Stefani Turner, center, dances as Clara in Studio West Dance Academy's 2009 production of "The Nutcracker."
Stefani Turner, center, dances as Clara in Studio West Dance Academy's 2009 production of "The Nutcracker." COURTESY OF STUDIO WEST DANCE ACADEMY

This weekend, the forecast is for snow. "It's a blizzard," said Mary Cecelia Zechmann.

There’s no need to panic about driving conditions, though: Zechmann is not a meteorologist, but the co-director of Studio West Dance Academy, and the snow will be falling on stage at the Minnaert Center for the Arts during the dance school’s production of “The Nutcracker.”

“We have a lot more snow in our scene,” said choreographer and co- director Stephanie Wood. “It’s a winter wonderland.”

The snow — the same kind of fake snow used by Pacific Northwest Ballet for its “Nutcracker” — is actually made from plastic. “It adds such an amazing, magical element to the ballet,” Wood said.

This will be Studio West’s second “Nutcracker,” and it’s already about 90 percent sold out.

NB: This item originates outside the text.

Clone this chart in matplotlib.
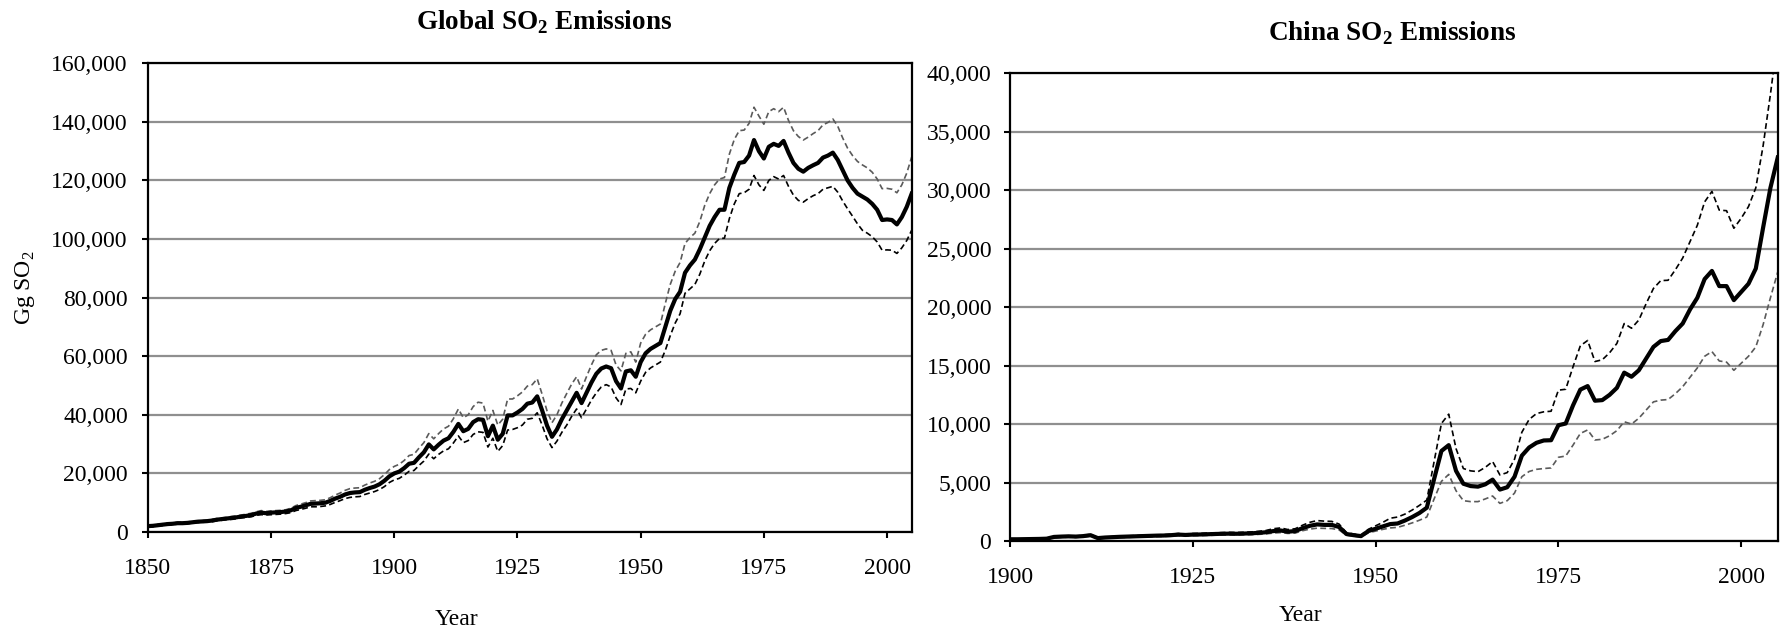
import matplotlib
matplotlib.use("Agg")
import matplotlib.pyplot as plt
from matplotlib.ticker import FuncFormatter, MultipleLocator
import numpy as np

plt.rcParams['font.family'] = ['Liberation Serif', 'DejaVu Serif']
plt.rcParams['mathtext.fontset'] = 'custom'
plt.rcParams['mathtext.rm'] = 'Liberation Serif'
plt.rcParams['mathtext.bf'] = 'Liberation Serif:bold'

# global emissions, thousand Gg SO2, 1850-2005
global_years = np.arange(1850, 2006)
global_central = [
    2.0, 2.1, 2.3, 2.5, 2.7, 2.8, 3.0, 3.0, 3.1, 3.3,
    3.5, 3.6, 3.7, 3.9, 4.2, 4.4, 4.6, 4.8, 5.0, 5.3,
    5.5, 5.8, 6.3, 6.6, 6.4, 6.6, 6.7, 6.8, 7.0, 7.4,
    8.2, 8.6, 9.1, 9.6, 9.7, 9.8, 10.0, 10.6, 11.4, 12.0,
    12.8, 13.3, 13.5, 13.6, 14.4, 15.0, 15.5, 16.3, 17.5, 19.0,
    20.0, 20.6, 21.8, 23.3, 23.6, 25.5, 27.2, 29.9, 28.2, 29.8,
    31.2, 32.0, 34.2, 36.9, 34.4, 35.2, 37.5, 38.5, 38.3, 32.7,
    36.3, 31.5, 33.5, 39.8, 39.8, 40.8, 42.0, 43.8, 44.2, 46.3,
    41.5, 36.3, 32.5, 35.0, 38.5, 41.5, 44.5, 47.5, 44.0, 47.5,
    51.0, 54.0, 55.8, 56.5, 55.9, 51.5, 49.0, 54.8, 55.2, 53.0,
    58.0, 61.0, 62.5, 63.5, 64.5, 70.0, 75.5, 79.5, 82.0, 88.5,
    91.0, 93.0, 96.5, 100.5, 104.5, 107.5, 110.0, 110.0, 117.5, 122.0,
    126.0, 126.3, 128.5, 133.8, 130.0, 127.5, 131.5, 132.5, 131.8, 133.5,
    129.5, 126.0, 124.0, 123.0, 124.3, 125.2, 126.0, 127.8, 128.5, 129.5,
    127.0, 123.5, 120.0, 117.5, 115.5, 114.5, 113.5, 112.0, 110.0, 106.5,
    106.7, 106.5, 105.0, 107.5, 111.0, 115.5,
]
global_upper = [
    2.3, 2.4, 2.6, 2.8, 3.0, 3.1, 3.3, 3.3, 3.4, 3.6,
    3.8, 3.9, 4.0, 4.3, 4.6, 4.8, 5.0, 5.3, 5.5, 5.8,
    6.1, 6.4, 6.9, 7.3, 7.0, 7.2, 7.3, 7.4, 7.6, 8.1,
    9.0, 9.5, 10.0, 10.6, 10.7, 10.8, 11.0, 11.7, 12.6, 13.3,
    14.2, 14.8, 15.0, 15.1, 16.0, 16.7, 17.3, 18.2, 19.6, 21.3,
    22.4, 23.1, 24.4, 26.1, 26.5, 28.6, 30.5, 33.6, 31.8, 33.6,
    35.2, 36.1, 38.7, 42.0, 39.0, 40.0, 42.8, 44.3, 44.0, 37.8,
    41.5, 36.5, 38.5, 45.4, 45.4, 46.5, 47.8, 49.8, 50.3, 52.3,
    47.0, 41.3, 37.3, 40.0, 44.0, 47.3, 50.5, 53.0, 48.8, 53.0,
    57.0, 60.5, 62.0, 62.5, 62.0, 57.0, 55.0, 61.0, 61.5, 58.0,
    64.5, 67.5, 69.0, 70.0, 71.0, 78.0, 84.5, 89.0, 92.0, 98.5,
    100.5, 102.0, 106.0, 111.5, 115.5, 118.5, 120.5, 121.0, 129.0, 134.0,
    137.0, 137.2, 139.5, 145.0, 142.0, 139.2, 143.5, 144.5, 143.5, 145.0,
    140.5, 137.0, 135.0, 133.8, 134.8, 136.0, 137.0, 139.0, 139.8, 141.0,
    138.5, 134.5, 131.0, 128.5, 126.5, 125.3, 124.3, 122.8, 120.5, 117.2,
    117.3, 117.0, 115.8, 118.5, 122.5, 128.0,
]
global_lower = [
    1.7, 1.8, 2.0, 2.2, 2.4, 2.5, 2.7, 2.7, 2.8, 3.0,
    3.2, 3.3, 3.4, 3.5, 3.8, 4.0, 4.2, 4.3, 4.5, 4.8,
    5.0, 5.2, 5.7, 5.9, 5.8, 5.9, 6.0, 6.1, 6.3, 6.6,
    7.3, 7.7, 8.1, 8.6, 8.6, 8.7, 8.9, 9.4, 10.1, 10.7,
    11.4, 11.8, 12.0, 12.1, 12.8, 13.3, 13.8, 14.5, 15.5, 16.9,
    17.8, 18.3, 19.4, 20.7, 21.0, 22.7, 24.2, 26.6, 25.0, 26.5,
    27.7, 28.4, 30.4, 32.8, 30.5, 31.2, 33.3, 34.2, 34.0, 29.0,
    32.0, 27.5, 29.5, 34.8, 35.0, 35.6, 36.5, 38.5, 38.8, 40.7,
    36.5, 31.8, 28.8, 31.0, 34.0, 36.5, 39.5, 42.0, 39.0, 42.0,
    45.0, 47.5, 49.5, 50.3, 49.5, 45.8, 43.5, 48.8, 49.0, 47.5,
    51.5, 54.5, 56.0, 57.0, 58.0, 62.0, 67.0, 71.3, 74.5, 81.5,
    83.0, 84.5, 88.0, 92.5, 96.0, 98.5, 100.2, 100.3, 107.0, 112.0,
    115.5, 115.8, 117.0, 121.7, 118.5, 116.6, 120.0, 121.3, 120.5, 121.7,
    118.0, 115.0, 113.2, 112.6, 113.8, 114.8, 115.5, 117.0, 117.5, 118.0,
    116.0, 113.0, 110.3, 107.8, 105.2, 103.0, 102.0, 100.8, 99.0, 96.2,
    96.3, 96.2, 95.1, 97.0, 99.5, 103.0,
]

# China emissions, thousand Gg SO2, 1900-2005
china_years = np.arange(1900, 2006)
china_central = [
    0.15, 0.15, 0.16, 0.17, 0.18, 0.20, 0.35, 0.38, 0.40, 0.38,
    0.42, 0.50, 0.25, 0.30, 0.33, 0.36, 0.38, 0.40, 0.42, 0.44,
    0.46, 0.47, 0.50, 0.55, 0.52, 0.55, 0.56, 0.58, 0.60, 0.62,
    0.63, 0.62, 0.64, 0.66, 0.70, 0.75, 0.85, 0.90, 0.80, 0.85,
    1.10, 1.30, 1.42, 1.38, 1.38, 1.20, 0.60, 0.50, 0.42, 0.85,
    1.05, 1.25, 1.45, 1.50, 1.75, 2.05, 2.40, 2.85, 5.30, 7.70,
    8.20, 6.00, 4.90, 4.70, 4.65, 4.85, 5.25, 4.40, 4.60, 5.50,
    7.30, 8.00, 8.40, 8.60, 8.62, 9.90, 10.05, 11.60, 12.95, 13.25,
    12.00, 12.05, 12.50, 13.10, 14.40, 14.05, 14.60, 15.60, 16.60, 17.10,
    17.20, 17.95, 18.60, 19.80, 20.80, 22.40, 23.10, 21.80, 21.80, 20.60,
    21.30, 22.00, 23.30, 26.80, 30.20, 32.80,
]
china_upper = [
    0.18, 0.18, 0.19, 0.20, 0.21, 0.23, 0.40, 0.43, 0.45, 0.43,
    0.48, 0.57, 0.29, 0.34, 0.38, 0.41, 0.44, 0.46, 0.48, 0.51,
    0.53, 0.54, 0.58, 0.64, 0.60, 0.64, 0.65, 0.68, 0.70, 0.72,
    0.74, 0.73, 0.75, 0.78, 0.83, 0.90, 1.05, 1.12, 0.98, 1.05,
    1.35, 1.60, 1.75, 1.70, 1.68, 1.45, 0.72, 0.60, 0.50, 1.00,
    1.30, 1.60, 1.95, 2.05, 2.30, 2.65, 3.05, 3.50, 6.80, 10.05,
    10.85, 7.90, 6.20, 6.00, 5.93, 6.30, 6.80, 5.65, 5.85, 7.00,
    9.30, 10.40, 10.90, 11.05, 11.10, 12.90, 12.98, 14.90, 16.70, 17.15,
    15.35, 15.50, 16.10, 16.90, 18.60, 18.20, 18.90, 20.30, 21.60, 22.27,
    22.30, 23.20, 24.20, 25.60, 27.00, 29.00, 29.90, 28.30, 28.25, 26.75,
    27.60, 28.60, 30.20, 33.80, 38.20, 43.00,
]
china_lower = [
    0.12, 0.12, 0.13, 0.14, 0.15, 0.16, 0.29, 0.31, 0.33, 0.31,
    0.35, 0.42, 0.21, 0.25, 0.27, 0.30, 0.31, 0.33, 0.35, 0.36,
    0.38, 0.39, 0.41, 0.45, 0.43, 0.45, 0.46, 0.48, 0.50, 0.51,
    0.52, 0.51, 0.53, 0.54, 0.57, 0.61, 0.68, 0.72, 0.65, 0.68,
    0.88, 1.02, 1.10, 1.08, 1.07, 0.95, 0.50, 0.42, 0.35, 0.70,
    0.85, 1.00, 1.12, 1.17, 1.35, 1.55, 1.78, 2.05, 3.60, 5.10,
    5.70, 4.30, 3.45, 3.37, 3.37, 3.60, 3.85, 3.22, 3.45, 4.10,
    5.50, 5.95, 6.13, 6.20, 6.25, 7.16, 7.27, 8.20, 9.20, 9.50,
    8.64, 8.70, 9.00, 9.44, 10.20, 10.00, 10.50, 11.20, 11.90, 12.05,
    12.10, 12.60, 13.20, 14.00, 14.80, 15.80, 16.20, 15.40, 15.30, 14.60,
    15.20, 15.80, 16.60, 18.50, 20.80, 23.00,
]

GRID = '#8f8f8f'
GRAY_DASH = '#5a5a5a'
DASH = (3.5, 2.0)

fig = plt.figure(figsize=(17.89, 6.33), dpi=100)
ax1 = fig.add_axes([0.0827, 0.1596, 0.5096 - 0.0827, 0.9 - 0.1596])
ax2 = fig.add_axes([0.5646, 0.1453, 0.9937 - 0.5646, 0.8842 - 0.1453])

thousands = FuncFormatter(lambda v, p: f'{int(v):,}')


def style_axes(ax, ystep, ytop, xstart, ypad):
    ax.set_axisbelow(True)
    ax.yaxis.set_major_locator(MultipleLocator(ystep))
    ax.yaxis.set_major_formatter(thousands)
    ax.xaxis.set_major_locator(MultipleLocator(25))
    ax.set_ylim(0, ytop)
    ax.set_xlim(xstart, 2005)
    ax.grid(axis='y', color=GRID, linewidth=1.6)
    for s in ax.spines.values():
        s.set_linewidth(1.6)
        s.set_color('black')
    ax.tick_params(axis='both', direction='out', length=4.5, width=1.5,
                   labelsize=17, colors='black')
    ax.tick_params(axis='y', pad=ypad)
    ax.tick_params(axis='x', pad=14)


# global panel
g = lambda a: np.array(a) * 1000
ax1.plot(global_years, g(global_upper), color=GRAY_DASH, lw=1.2, dashes=DASH)
ax1.plot(global_years, g(global_lower), color='black', lw=1.2, dashes=DASH)
ax1.plot(global_years, g(global_central), color='black', lw=3.0)
style_axes(ax1, 20000, 160000, 1850, 10)

# China panel
ax2.plot(china_years, g(china_upper), color='black', lw=1.2, dashes=DASH)
ax2.plot(china_years, g(china_lower), color=GRAY_DASH, lw=1.2, dashes=DASH)
ax2.plot(china_years, g(china_central), color='black', lw=3.0)
style_axes(ax2, 5000, 40000, 1900, 9)

fig.text(0.304, 0.965, r'Global SO$_\mathbf{2}$ Emissions', ha='center',
         va='center', fontsize=19.5, fontweight='bold')
fig.text(0.778, 0.948, r'China SO$_\mathbf{2}$ Emissions', ha='center',
         va='center', fontsize=19.5, fontweight='bold')
fig.text(0.014, 0.545, r'Gg SO$_\mathrm{2}$', rotation=90, ha='center',
         va='center', fontsize=17)
fig.text(0.255, 0.022, 'Year', ha='center', va='center', fontsize=17)
fig.text(0.727, 0.027, 'Year', ha='center', va='center', fontsize=17)

fig.savefig('out.png', dpi=100)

A fifth performance has been added.

Among the production’s 150 dancers will be guest artists Avi Gold and Carrie Wanamaker-Gold of the Minnesota Ballet. The Golds danced in the production last year, too.

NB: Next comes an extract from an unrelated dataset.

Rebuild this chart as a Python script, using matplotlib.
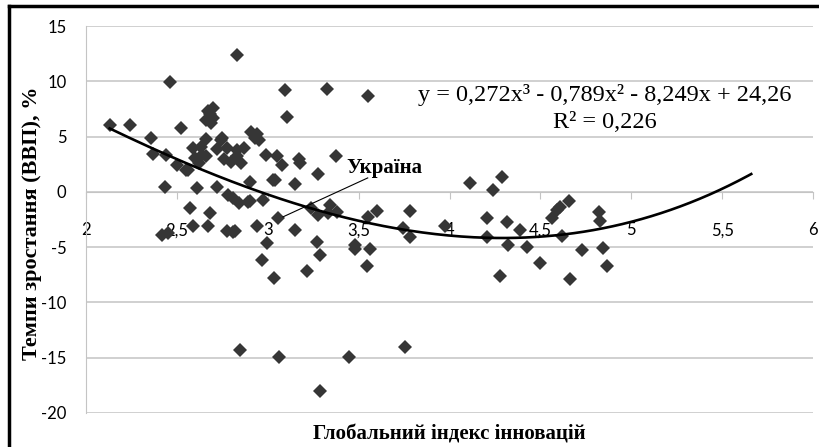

“They asked to return,” Wood said. “They told us ours was one of the most professional student productions they’ve been in.”

The production also features professional sets and costumes used for years by the Nashville Ballet.

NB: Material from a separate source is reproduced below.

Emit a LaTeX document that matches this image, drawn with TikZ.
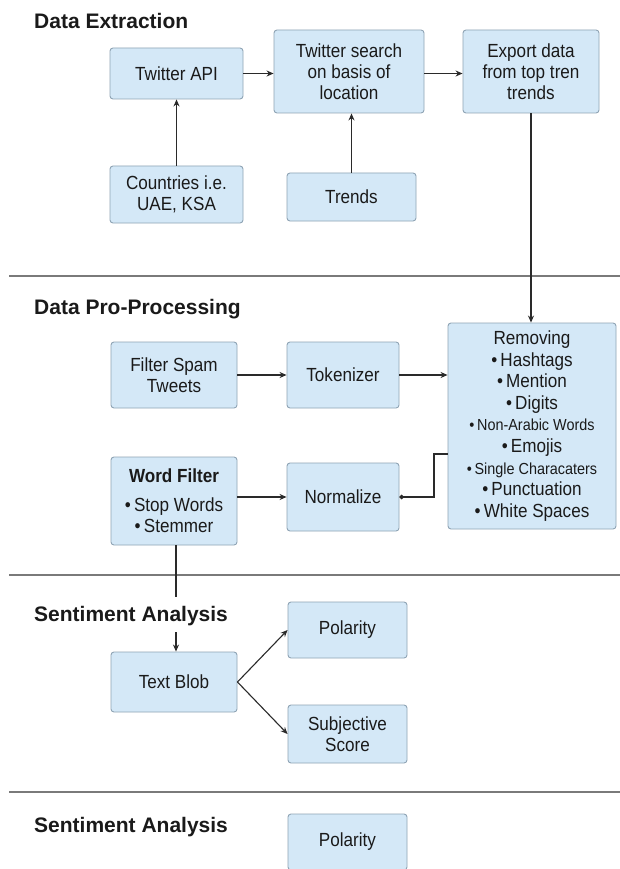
\documentclass[tikz,border=0pt]{standalone}
\usepackage{fontspec}
\setmainfont{Liberation Sans}
\newfontfamily\boxfont{Liberation Sans}[FakeStretch=0.9]
\usetikzlibrary{arrows.meta}
\definecolor{boxfill}{HTML}{D4E8F7}
\definecolor{boxline}{HTML}{8FA4B5}
\definecolor{connc}{HTML}{2A2A2A}
\definecolor{sepc}{HTML}{7A7A7A}
\definecolor{txt}{HTML}{1A1A1A}
\tikzset{
  sz/.style 2 args={minimum width=#1pt,minimum height=#2pt},
  box/.style={draw=boxline, fill=boxfill, line width=0.9pt, rounded corners=3pt,
    align=center, inner sep=0pt, text=txt, font=\boxfont\fontsize{19}{21}\selectfont},
  ttl/.style={anchor=base west, inner sep=0pt, text=txt, font=\fontsize{21}{24}\selectfont\bfseries},
  conn/.style={draw=connc, line width=1.1pt, -{Stealth[length=7pt,width=6pt]}},
  plainln/.style={draw=connc, line width=1.1pt},
  sepline/.style={draw=sepc, line width=1.4pt}
}
\begin{document}
\begin{tikzpicture}[x=1pt,y=-1pt]
\useasboundingbox (0,0) rectangle (620,869);
\clip (0,0) rectangle (620,869);
\fill[white] (0,0) rectangle (620,869);

% titles
\node[ttl] (t1) at (34,28.5) {Data Extraction};
\node[ttl] (t2) at (34,314.5) {Data Pro-Processing};
\node[ttl] (t3) at (34,621.5) {Sentiment Analysis};
\node[ttl] (t4) at (34,832.5) {Sentiment Analysis};

% separators
\draw[sepline] (9,276) -- (620,276);
\draw[sepline] (9,575) -- (620,575);
\draw[sepline] (9,792) -- (620,792);

% section 1
\node[box, sz={133}{51}] (api) at (176.5,73.5) {Twitter API};
\node[box, sz={150}{83}] (search) at (349,71.5) {Twitter search\\on basis of\\location};
\node[box, sz={136}{83}] (export) at (531,71.5) {Export data\\from top tren\\trends};
\node[box, sz={133}{57}] (countries) at (176.5,194.5) {Countries i.e.\\UAE, KSA};
\node[box, sz={129}{48}] (trends) at (351.5,197) {Trends};

% section 2
\node[box, sz={126}{66}] (filter) at (174,375) {Filter Spam\\Tweets};
\node[box, sz={112}{66}] (token) at (343,375) {Tokenizer};
\node[box, sz={168}{206}, font=\boxfont\fontsize{19}{21.6}\selectfont] (rem) at (532,426)
  {Removing\\
   •\,Hashtags\\
   •\,Mention\\
   •\,Digits\\
   {\fontsize{16}{17}\selectfont •\,Non-Arabic Words}\\
   •\,Emojis\\
   {\fontsize{16}{17}\selectfont •\,Single Characaters}\\
   •\,Punctuation\\
   •\,White Spaces};
\node[box, sz={126}{88}] (wordf) at (174,501)
  {{\bfseries Word Filter}\\[8pt]•\,Stop Words\\•\,Stemmer};
\node[box, sz={112}{68}] (norm) at (343,497) {Normalize};

% section 3
\node[box, sz={126}{60}] (blob) at (174,682) {Text Blob};
\node[box, sz={119}{56}] (pol) at (347.5,630) {Polarity};
\node[box, sz={119}{58}] (subj) at (347.5,734) {Subjective\\Score};

% section 4
\node[box, sz={119}{56}] (pol2) at (347.5,842) {Polarity};

% connectors section 1
\draw[conn] (api.east) -- (api.east -| search.west);
\draw[conn] (search.east |- api.east) -- (export.west |- api.east);
\draw[conn] (countries.north) -- (api.south);
\draw[conn] (trends.north) -- (trends.north |- search.south);
\draw[conn] (export.south) -- (export.south |- rem.north);

% connectors section 2
\draw[conn] (filter.east) -- (token.west);
\draw[conn] (token.east) -- (token.east -| rem.west);
\draw[conn] (wordf.east |- norm.east) -- (norm.west);
\coordinate (rj) at (434,454);
\draw[plainln, -{Circle[length=4.5pt]}] (rem.west |- rj) -- (rj) |- (norm.east);

% word filter to text blob
\coordinate (wfend) at (176,597);
\coordinate (tbstart) at (176,632);
\draw[plainln] (wordf.south -| wfend) -- (wfend);
\draw[conn] (tbstart) -- (tbstart |- blob.north);

% section 3 connectors
\draw[conn] (blob.east) -- (pol.west);
\draw[conn] (blob.east) -- (subj.west);
\end{tikzpicture}
\end{document}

“It’s a beautiful, beautiful set,” Zechmann said. “It’s a cohesive set that was built all at one time, so the style of the set matches.”

“Last year, we had a lot of people say they travel to Seattle to see ‘The Nutcracker,’ ” Wood said. “We are not Pacific Northwest Ballet, but we had a lot of people say that they were impressed and liked that they could stay local and see a production of a similar magnitude.”

And snow is not the only new element this year.

“There’s more humor in different places,” Wood said. “I feel like ‘The Nutcracker’ needs to stay lighthearted and comical.

“Dads and brothers are being dragged to the show,” she added, “and they need to stay entertained as much as little girls who are excited about pointe shoes.”

Next up for the company: a May production of “Peter Pan.”

“We’re excited,” Zechmann said. “We’re going to have an annual storybook ballet series at the Washington Center.”